The Senate Judiciary Committee held an open hearing on Tuesday on Section 702, a legal provision of the FISA Amendments Act (FAA) allowing warrantless acquisition of the communications of foreigners outside the U.S. The hearing marked the first formal review by the Senate of potential changes needed to Section 702 of the law, which is set to expire in December 2017.
In the lead-up to legislative reauthorization efforts, there is a growing demand for the release of information on the surveillance programs carried out under Section 702 of the FAA. Last December, OpenTheGovernment.org joined the Brennan Center for Justice and 30 other privacy, civil liberties, and openness groups in calling on Director of National Intelligence James Clapper to provide the public with more information on how Section 702 programs affect Americans and other U.S. residents. The information requested includes: a public estimate of the number of communications or transactions involving American citizens and residents are subject to Section 702 surveillance on a yearly basis; the number of times yearly the FBI uses a U.S. person identifier to query a database that holds this data, and the number of times the queries yield data; and the policies concerning notification of individuals that information “derived from” Section 702 surveillance will be used in judicial or administrative proceedings.

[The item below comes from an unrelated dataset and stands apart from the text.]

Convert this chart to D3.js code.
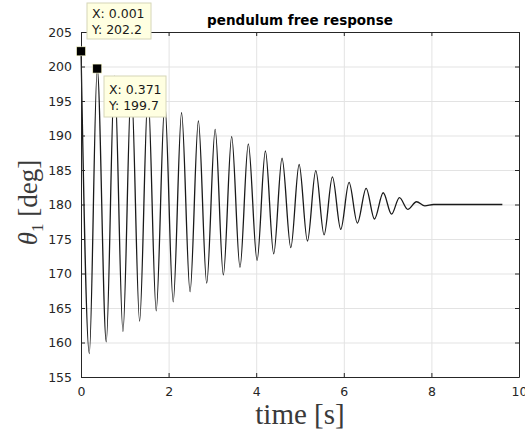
<!DOCTYPE html>
<html>
<head>
<meta charset="utf-8">
<script src="https://cdn.jsdelivr.net/npm/d3@7"></script>
<style>
  body { margin: 0; background: #fff; }
  svg { display: block; }
</style>
</head>
<body>
<div id="chart"></div>
<script>
// turning points of the response (time in s, angle in deg)
const extremaTime = [
  0.001, 0.19, 0.371, 0.577, 0.765, 0.958, 1.148, 1.338, 1.53, 1.717,
  1.913, 2.105, 2.296, 2.49, 2.68, 2.87, 3.063, 3.25, 3.44, 3.63,
  3.82, 4.02, 4.21, 4.40, 4.59, 4.79, 4.98, 5.17, 5.36, 5.55,
  5.74, 5.93, 6.12, 6.31, 6.51, 6.70, 6.90, 7.09, 7.27, 7.46,
  7.66, 7.85, 8.05, 9.62
];
const extremaAngle = [
  202.2, 158.4, 199.7, 160.1, 198.6, 161.6, 197.3, 163.1, 196.0, 164.6,
  194.7, 165.9, 193.3, 167.35, 192.1, 168.6, 190.9, 169.8, 189.85, 170.9,
  188.8, 171.9, 187.75, 172.85, 186.7, 173.75, 185.8, 174.7, 184.9, 175.6,
  184.0, 176.4, 183.2, 177.3, 182.35, 177.9, 181.7, 178.6, 181.0, 179.3,
  180.4, 179.8, 180.0, 180.0
];

const xTicks = [0, 2, 4, 6, 8, 10];
const yTicks = [155, 160, 165, 170, 175, 180, 185, 190, 195, 200, 205];

// data tips shown on the figure
const tipTime = [0.001, 0.371];
const tipAngle = [202.2, 199.7];

const width = 525, height = 436;
const margin = {left: 81, right: 6, top: 32, bottom: 59};
const innerW = width - margin.left - margin.right;
const innerH = height - margin.top - margin.bottom;
const axisColor = "#262626";

const svg = d3.select("#chart").append("svg")
    .attr("width", width)
    .attr("height", height)
    .style("background", "#fff");

const x = d3.scaleLinear().domain([0, 10]).range([0, innerW]);
const y = d3.scaleLinear().domain([155, 205]).range([innerH, 0]);

const g = svg.append("g").attr("transform", `translate(${margin.left},${margin.top})`);

// grid
g.append("g")
    .attr("transform", `translate(0,${innerH})`)
    .call(d3.axisBottom(x).tickValues(xTicks).tickSize(-innerH).tickFormat(""))
    .call(a => a.select(".domain").remove())
    .call(a => a.selectAll("line").attr("stroke", "#e3e3e3"));
g.append("g")
    .call(d3.axisLeft(y).tickValues(yTicks).tickSize(-innerW).tickFormat(""))
    .call(a => a.select(".domain").remove())
    .call(a => a.selectAll("line").attr("stroke", "#e3e3e3"));

// response curve
const points = extremaTime.map((t, i) => [t, extremaAngle[i]]);
g.append("path")
    .datum(points)
    .attr("fill", "none")
    .attr("stroke", "#1a1a1a")
    .attr("stroke-width", 1.3)
    .attr("d", d3.line().x(d => x(d[0])).y(d => y(d[1])).curve(d3.curveMonotoneX));

// axes box, ticks pointing inward
const font = "'DejaVu Sans', sans-serif";
const styleAxis = a => {
  a.select(".domain").attr("stroke", axisColor);
  a.selectAll("line").attr("stroke", axisColor);
  a.selectAll("text").attr("fill", axisColor).style("font-family", font).style("font-size", "12.5px");
};
g.append("g")
    .attr("transform", `translate(0,${innerH})`)
    .call(d3.axisBottom(x).tickValues(xTicks).tickSizeInner(-4).tickSizeOuter(0).tickPadding(10))
    .call(styleAxis);
g.append("g")
    .call(d3.axisLeft(y).tickValues(yTicks).tickSizeInner(-4).tickSizeOuter(0).tickPadding(9))
    .call(styleAxis);
g.append("g")
    .call(d3.axisTop(x).tickValues(xTicks).tickSizeInner(-4).tickSizeOuter(0).tickFormat(""))
    .call(styleAxis);
g.append("g")
    .attr("transform", `translate(${innerW},0)`)
    .call(d3.axisRight(y).tickValues(yTicks).tickSizeInner(-4).tickSizeOuter(0).tickFormat(""))
    .call(styleAxis);

// title
svg.append("text")
    .attr("x", margin.left + innerW / 2)
    .attr("y", 25)
    .attr("text-anchor", "middle")
    .style("font-family", font)
    .style("font-weight", "bold")
    .style("font-size", "13.5px")
    .attr("fill", "#000")
    .text("pendulum free response");

// axis labels (latex look)
const serif = "'Liberation Serif', 'DejaVu Serif', serif";
svg.append("text")
    .attr("x", margin.left + innerW / 2)
    .attr("y", 424)
    .attr("text-anchor", "middle")
    .style("font-family", serif)
    .style("font-size", "29px")
    .attr("fill", "#3a3a3a")
    .text("time [s]");

const yl = svg.append("text")
    .attr("transform", `translate(37,${margin.top + innerH / 2 - 2}) rotate(-90)`)
    .attr("text-anchor", "middle")
    .style("font-family", serif)
    .style("font-size", "27px")
    .attr("fill", "#3a3a3a");
yl.append("tspan").style("font-style", "italic").text("θ");
yl.append("tspan").attr("dy", 6).style("font-size", "17px").text("1");
yl.append("tspan").attr("dy", -6).text(" [deg]");

// data tips
const tipBoxes = [
  {bx: 87, by: 3, bw: 64, bh: 36},
  {bx: 104, by: 76, bw: 62, bh: 41}
];
tipTime.forEach((t, i) => {
  const b = tipBoxes[i];
  const tg = svg.append("g");
  tg.append("rect")
      .attr("x", b.bx).attr("y", b.by).attr("width", b.bw).attr("height", b.bh)
      .attr("fill", "#ffffe1").attr("stroke", "#d6d6b8").attr("stroke-width", 1);
  tg.append("text")
      .attr("x", b.bx + 5).attr("y", b.by + b.bh / 2 - 3)
      .style("font-family", font).style("font-size", "12.5px").attr("fill", "#1a1a1a")
      .text("X: " + d3.format(".3f")(t));
  tg.append("text")
      .attr("x", b.bx + 5).attr("y", b.by + b.bh / 2 + 13)
      .style("font-family", font).style("font-size", "12.5px").attr("fill", "#1a1a1a")
      .text("Y: " + d3.format(".1f")(tipAngle[i]));
  svg.append("rect")
      .attr("x", margin.left + x(t) - 4.5)
      .attr("y", margin.top + y(tipAngle[i]) - 4.5)
      .attr("width", 9).attr("height", 9)
      .attr("fill", "#000").attr("stroke", "#ffffcc").attr("stroke-width", 0.6);
});
</script>
</body>
</html>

Tuesday’s hearings emphasized that importance of disclosing this information in order to enhance public debate, allow for greater Congressional oversight, and ensure independent judicial review of fundamental First Amendment and Fourth Amendment issues and policy questions. During the hearing, Senator Leahy emphasized that, despite concerns about Americans’ communications being swept up under the Section 702 programs, we still do not know how much of our data is collected under this authority:
“I understand the Intelligence Community is finally developing a methodology to estimate that figure. That effort is long overdue, and it will be critical as we consider the reauthorization of this law. It is all the more significant because both intelligence and law enforcement agencies search this data for information about Americans – without individualized judicial approval. Recent data released by the Director of National Intelligence suggests that the number of these warrantless, ‘back-door’ searches of 702 databases has doubled since 2013. These ‘back-door’ searches raise serious constitutional questions, particularly since the FBI can use them to investigate crimes having nothing to do with national security” (see Senator Leahy’s statement here).
The FBI is currently allowed to query part of the Section 702 database using U.S. person identifiers, with the express goal of retrieving and analyzing Americans’ communications. Elizabeth Goitein, Co-Director of the Brennan Center for Justice’s Liberty and National Security Program, provided testimony during the hearing, drawing attention to the privacy concerns associated with the FBI’s warrantless queries of Americans’ communications collected under Section 702. Ms. Goitein pointed out that “even though the FBI would be required to obtain a warrant in order to access Americans’ communications absent a significant foreign intelligence purpose, the FBI may search the Section 702 data for Americans’ communications to use in criminal proceedings having no foreign intelligence dimensions whatsoever” (see Ms. Goitein’s written statement here).
David Medine, current Chairman of the Privacy and Civil Liberties Oversight Board, also provided testimony that highlighted the need for additional oversight and reform of surveillance under Section 702, and several Senators emphasized the need to improve the transparency surrounding these surveillance programs. In his closing remarks, Senator Franken commented:
“When the public lacks even a rough sense of the scope of the government’s surveillance program, they have no way of knowing if the government is striking the right balance, whether we are safeguarding our national security without trampling on our citizens’ fundamental privacy rights. But the public can’t know if we succeed in striking that balance if they don’t even have the most basic information about our major surveillance programs.”